My alarm clock went off at 6:15a. I rolled over and at the same time all the butterflies in my belly woke up. I quickly got ready and walked into her room. She was still sleeping soundly. I laid in her bed and started to slowly wake her. I looked around her room and spotted her first day of school outfit. A dress of course.
She woke up excited for her new day. She got dressed, ate breakfast, I took about 100 pictures while Brian took Brady to daycare and then the time came for us to walk her to school. We each took turns holding her hand. She walked in front of me, holding her daddy’s hand, while her backpack bounced with every step she took. Her backpack seemed so big on her. We told her how proud we were of her, how much we loved her, and how much we hoped she enjoyed her first day. We told her that no matter what, it was important to be kind to others, even if they aren’t kind to you.
The walk to school is quick, 7 minutes if your timing it. We got there early, trying to avoid the rush of students that started the day before and the kindergarteners that were arriving with their parents for their first day.
I glanced up and quickly made eye contact with another mom. We smiled at each other, both reading the thoughts in each others’ minds I’m sure. We made our way towards new family friends of ours. Makenzie was going to be in the same morning enrichment program as their daughter and I really do think that helped both girls from not completely losing it the first day. Each girl took turns posing inside the frame that read 2017-2018 My First Day of School! They were excited. They all lined up and talked amongst themselves. I gave Makenzie another hug, as did Brian and we hung back a little bit. I didn’t want to be helicopter mom and tried to play it really cool but the truth is, inside I was breaking just a little bit. The school bell rang and it was time for her to go. She looked at me with those big hazel eyes and said, “Bye, mommy!” I waved goodbye to her and told her to have a great day. I watched as she slowly turned away from me and followed her friends into the school. Watching her little blonde baby curls every step of the way until I couldn’t see her anymore. I turned towards Brian and looked up because I could feel it. The tears were forming in my eyes.

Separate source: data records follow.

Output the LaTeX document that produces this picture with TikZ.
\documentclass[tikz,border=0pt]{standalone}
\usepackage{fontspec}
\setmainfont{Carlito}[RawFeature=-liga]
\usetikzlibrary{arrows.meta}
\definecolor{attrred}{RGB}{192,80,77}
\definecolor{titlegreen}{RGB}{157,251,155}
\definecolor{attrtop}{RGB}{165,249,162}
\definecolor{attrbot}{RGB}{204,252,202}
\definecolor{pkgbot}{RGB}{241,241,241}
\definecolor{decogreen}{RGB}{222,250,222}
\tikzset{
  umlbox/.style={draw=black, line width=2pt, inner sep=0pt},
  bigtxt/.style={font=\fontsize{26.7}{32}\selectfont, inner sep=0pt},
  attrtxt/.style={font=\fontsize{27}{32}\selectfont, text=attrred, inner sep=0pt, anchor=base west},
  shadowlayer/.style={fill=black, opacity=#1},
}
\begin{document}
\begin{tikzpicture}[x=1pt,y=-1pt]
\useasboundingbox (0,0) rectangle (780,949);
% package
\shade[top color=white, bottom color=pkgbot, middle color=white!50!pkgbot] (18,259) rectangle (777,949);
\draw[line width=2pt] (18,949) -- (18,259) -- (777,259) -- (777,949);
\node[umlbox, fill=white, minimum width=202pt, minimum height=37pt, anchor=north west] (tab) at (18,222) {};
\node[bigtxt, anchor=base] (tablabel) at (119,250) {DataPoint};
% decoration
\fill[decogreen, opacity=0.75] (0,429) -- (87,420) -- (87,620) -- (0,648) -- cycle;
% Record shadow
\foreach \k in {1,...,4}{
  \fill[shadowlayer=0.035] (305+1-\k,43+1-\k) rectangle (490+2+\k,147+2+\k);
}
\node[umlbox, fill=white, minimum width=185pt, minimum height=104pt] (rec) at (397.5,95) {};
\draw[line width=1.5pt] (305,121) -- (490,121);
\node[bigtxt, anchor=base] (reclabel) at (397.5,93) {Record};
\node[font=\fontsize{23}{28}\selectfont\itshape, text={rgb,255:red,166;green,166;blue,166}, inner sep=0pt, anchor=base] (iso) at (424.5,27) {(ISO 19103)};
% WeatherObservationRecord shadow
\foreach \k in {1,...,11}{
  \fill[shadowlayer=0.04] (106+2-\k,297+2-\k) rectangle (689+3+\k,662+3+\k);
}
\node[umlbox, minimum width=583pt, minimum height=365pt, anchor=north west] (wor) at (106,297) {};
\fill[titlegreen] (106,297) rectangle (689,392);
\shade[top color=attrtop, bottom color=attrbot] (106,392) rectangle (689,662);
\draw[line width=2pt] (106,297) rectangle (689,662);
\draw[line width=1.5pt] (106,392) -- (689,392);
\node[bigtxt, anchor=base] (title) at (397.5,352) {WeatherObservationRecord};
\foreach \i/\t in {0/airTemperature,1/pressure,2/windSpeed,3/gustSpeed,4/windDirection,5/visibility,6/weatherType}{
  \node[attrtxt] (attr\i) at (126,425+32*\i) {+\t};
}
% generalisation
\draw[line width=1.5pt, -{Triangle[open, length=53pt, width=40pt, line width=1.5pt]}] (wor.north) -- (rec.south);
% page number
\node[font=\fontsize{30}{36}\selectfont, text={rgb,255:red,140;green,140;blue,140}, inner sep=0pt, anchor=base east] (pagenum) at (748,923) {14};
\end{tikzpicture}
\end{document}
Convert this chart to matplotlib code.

I’m pretty sure I drove Brian crazy all morning with the, “I wonder what she is doing now?” or “She should be starting actual kindergarten at this time.” Around 11:35 my friend A texted me and said, “I think they’re on their 20 minute lunch,” to which I responded back, “Hopefully they can eat fast!” But that was how my entire day went. Wondering what she was doing, how she was doing, who she was talking to, playing with, if she was being a good listener.
2:30 rolled around and I was practically running out the house. I couldn’t wait to talk to her and find out how her day went. She came strolling out of her school, behind her teacher, and then ran to me, greeting me with, “MOMMY!!” And a giant hug. She said she had a great day. She clipped up to blue, and she made some new friends.
On the way home Brian asked her, “Makenzie, what was the hardest part of your day?” To which she responded, “Probably when they told us we only had 7 minutes to eat snack.”
People say it all the time, “It goes so fast. Enjoy it while you can.”
Lately I’ve been trying to do just that. Take it in. The crazy, the chaos, the good, the bad, and the ugly moments. Because they really are gone in the blink of an eye and then it’s on to the next big milestone.